Mais de dez anos atrás, ao escrever minha tese de mestrado sobre por que altos executivos fazem mudanças de carreira, identifiquei dez fatores-chave: promoção, mudança de indústria, função, empresa, remuneração, benefícios, localização, cultura, liderança e força maior (como falência ou eliminação da função). A remuneração, à época, era sempre para cima.
Hoje, esse paradigma começa a se transformar. Executivos estão cada vez mais dispostos a abrir mão de parte do salário em busca de algo maior: propósito, equilíbrio, aprendizado e impacto.
Valores que Valem Mais
O alinhamento com os valores da organização — seja voltado ao desenvolvimento pessoal, à inovação ou ao impacto social — tornou-se um dos principais motivadores de mudança. Trabalhar em uma empresa que compartilha crenças e objetivos pode ser mais valioso do que qualquer bônus.
Qualidade de Vida e Flexibilidade
A pandemia redefiniu o que significa sucesso profissional. Muitos líderes passaram a priorizar tempo com a família, saúde mental e ambientes de trabalho mais saudáveis. A flexibilização geográfica também ganhou força.
Um dos executivos que contratei optou por retornar às suas origens, buscando proximidade com pais e sogros idosos, e oferecendo aos filhos pequenos uma convivência mais rica com a família. A mudança de país — ou continente — implica ajustes salariais, muitas vezes abaixo do padrão anterior, mas compensados por qualidade de vida e poder de compra local.
Reposicionamento Estratégico
Aceitar ganhar menos pode ser uma jogada inteligente.

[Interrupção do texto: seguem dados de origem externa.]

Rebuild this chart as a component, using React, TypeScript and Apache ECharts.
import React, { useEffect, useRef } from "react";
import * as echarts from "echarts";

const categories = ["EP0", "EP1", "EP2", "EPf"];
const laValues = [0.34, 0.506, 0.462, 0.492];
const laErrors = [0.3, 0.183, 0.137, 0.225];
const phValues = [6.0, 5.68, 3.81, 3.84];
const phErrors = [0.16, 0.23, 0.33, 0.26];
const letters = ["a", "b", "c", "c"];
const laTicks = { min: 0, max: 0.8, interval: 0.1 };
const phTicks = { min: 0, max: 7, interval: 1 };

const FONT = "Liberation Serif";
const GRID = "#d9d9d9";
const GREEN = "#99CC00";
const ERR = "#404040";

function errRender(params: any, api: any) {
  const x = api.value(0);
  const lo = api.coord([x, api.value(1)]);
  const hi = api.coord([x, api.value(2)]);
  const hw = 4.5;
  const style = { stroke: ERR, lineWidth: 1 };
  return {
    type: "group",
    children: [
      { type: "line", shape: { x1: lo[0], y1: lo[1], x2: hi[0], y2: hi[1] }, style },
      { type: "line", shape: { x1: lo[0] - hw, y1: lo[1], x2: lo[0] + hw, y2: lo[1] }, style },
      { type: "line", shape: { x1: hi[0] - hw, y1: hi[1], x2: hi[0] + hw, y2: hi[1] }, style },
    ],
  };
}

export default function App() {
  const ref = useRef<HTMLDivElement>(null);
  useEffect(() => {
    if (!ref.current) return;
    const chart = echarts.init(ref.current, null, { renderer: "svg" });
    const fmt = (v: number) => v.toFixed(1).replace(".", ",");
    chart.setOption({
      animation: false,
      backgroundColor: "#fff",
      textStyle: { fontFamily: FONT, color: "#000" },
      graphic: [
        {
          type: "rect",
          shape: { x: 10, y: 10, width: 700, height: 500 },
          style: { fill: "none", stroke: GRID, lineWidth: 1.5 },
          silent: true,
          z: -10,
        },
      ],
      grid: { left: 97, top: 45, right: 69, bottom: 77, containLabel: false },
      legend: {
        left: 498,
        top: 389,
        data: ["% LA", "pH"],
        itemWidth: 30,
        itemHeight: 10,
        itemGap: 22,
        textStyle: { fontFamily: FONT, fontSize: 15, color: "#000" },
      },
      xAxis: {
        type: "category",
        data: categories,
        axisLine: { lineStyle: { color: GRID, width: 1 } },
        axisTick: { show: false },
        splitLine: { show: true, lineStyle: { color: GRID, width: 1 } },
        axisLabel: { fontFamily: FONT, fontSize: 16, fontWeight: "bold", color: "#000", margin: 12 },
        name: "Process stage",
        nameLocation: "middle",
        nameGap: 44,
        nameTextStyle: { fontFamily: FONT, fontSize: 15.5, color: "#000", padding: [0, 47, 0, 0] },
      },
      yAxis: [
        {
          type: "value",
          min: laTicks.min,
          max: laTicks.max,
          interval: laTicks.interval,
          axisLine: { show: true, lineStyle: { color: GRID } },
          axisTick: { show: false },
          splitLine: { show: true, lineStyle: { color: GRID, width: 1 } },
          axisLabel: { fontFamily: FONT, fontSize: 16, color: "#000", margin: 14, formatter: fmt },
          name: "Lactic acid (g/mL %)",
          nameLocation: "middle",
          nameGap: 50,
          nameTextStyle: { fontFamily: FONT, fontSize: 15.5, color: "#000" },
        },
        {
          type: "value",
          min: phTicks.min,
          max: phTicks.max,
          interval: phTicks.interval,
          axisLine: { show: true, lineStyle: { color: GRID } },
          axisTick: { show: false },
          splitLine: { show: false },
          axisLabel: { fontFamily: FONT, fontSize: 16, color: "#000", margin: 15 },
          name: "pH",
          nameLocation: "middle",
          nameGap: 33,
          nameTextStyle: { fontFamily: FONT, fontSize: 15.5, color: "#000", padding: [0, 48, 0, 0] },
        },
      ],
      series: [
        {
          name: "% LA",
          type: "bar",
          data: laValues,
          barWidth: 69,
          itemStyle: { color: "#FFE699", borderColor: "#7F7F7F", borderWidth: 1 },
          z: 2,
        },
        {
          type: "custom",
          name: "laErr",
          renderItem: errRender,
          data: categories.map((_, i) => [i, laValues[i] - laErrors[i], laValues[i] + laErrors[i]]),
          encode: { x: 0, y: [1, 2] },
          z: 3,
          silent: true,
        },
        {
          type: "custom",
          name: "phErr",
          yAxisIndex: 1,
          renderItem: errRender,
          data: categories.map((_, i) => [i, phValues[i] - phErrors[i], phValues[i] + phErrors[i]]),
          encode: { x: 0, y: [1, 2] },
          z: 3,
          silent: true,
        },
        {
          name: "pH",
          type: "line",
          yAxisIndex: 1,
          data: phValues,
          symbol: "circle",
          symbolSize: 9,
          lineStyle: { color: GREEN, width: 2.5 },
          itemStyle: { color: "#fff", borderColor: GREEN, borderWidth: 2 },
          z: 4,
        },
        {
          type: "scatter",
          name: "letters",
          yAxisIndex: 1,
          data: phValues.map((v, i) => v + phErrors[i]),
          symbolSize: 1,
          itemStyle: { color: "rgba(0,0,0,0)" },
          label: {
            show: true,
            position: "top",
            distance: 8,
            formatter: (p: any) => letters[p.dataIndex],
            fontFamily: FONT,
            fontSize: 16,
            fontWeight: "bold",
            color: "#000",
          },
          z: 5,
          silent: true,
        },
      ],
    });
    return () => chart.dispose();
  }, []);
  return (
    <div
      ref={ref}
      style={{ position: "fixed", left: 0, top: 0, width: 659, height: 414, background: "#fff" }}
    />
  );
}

Ao assumir um novo desafio em um setor com maior potencial de crescimento, o executivo investe em uma trajetória de longo prazo. Um dos casos que vivenciei envolveu a transição de um setor em crise — marcado por regulação intensa e mudanças de hábito do consumidor — para outro mais dinâmico e inovador. O outro caso foi ainda mais radical: mudança de setor e de função, com transferência de habilidades para um novo contexto.
Aprendizado e Expansão
Em transições de carreira, é comum aceitar salários menores para adquirir novas competências ou liderar projetos desafiadores. O ganho está no conhecimento acumulado e na aposta de que, no futuro, o equilíbrio — ou até a superação — virá.
Cultura Organizacional
Ambientes tóxicos ou excessivamente hierárquicos têm levado muitos líderes a buscar empresas com culturas mais humanas e colaborativas. A remuneração, nesse contexto, torna-se secundária. Mais do que um chefe difícil, trata-se de não se enxergar pertencente àquele grupo de liderança, por não compartilhar os mesmos valores e propósito.
O Valor Total do Pacote
Salário é apenas uma parte da equação. Flexibilidade, participação societária, benefícios e autonomia são fatores que, somados, podem superar o valor financeiro mensal.
Manter-se Ativo e Relevante
Em momentos de transição ou reentrada no mercado, aceitar ganhar menos pode ser uma estratégia para manter-se ativo, relevante e conectado às oportunidades certas.
Aceitar ganhar menos não é sinal de fraqueza — mas sim de maturidade, visão e coragem. Os executivos que tomam essa decisão estão, muitas vezes, investindo em algo maior. Se você é líder, recrutador ou profissional em transição, vale a pena refletir: o que realmente importa na sua próxima escolha?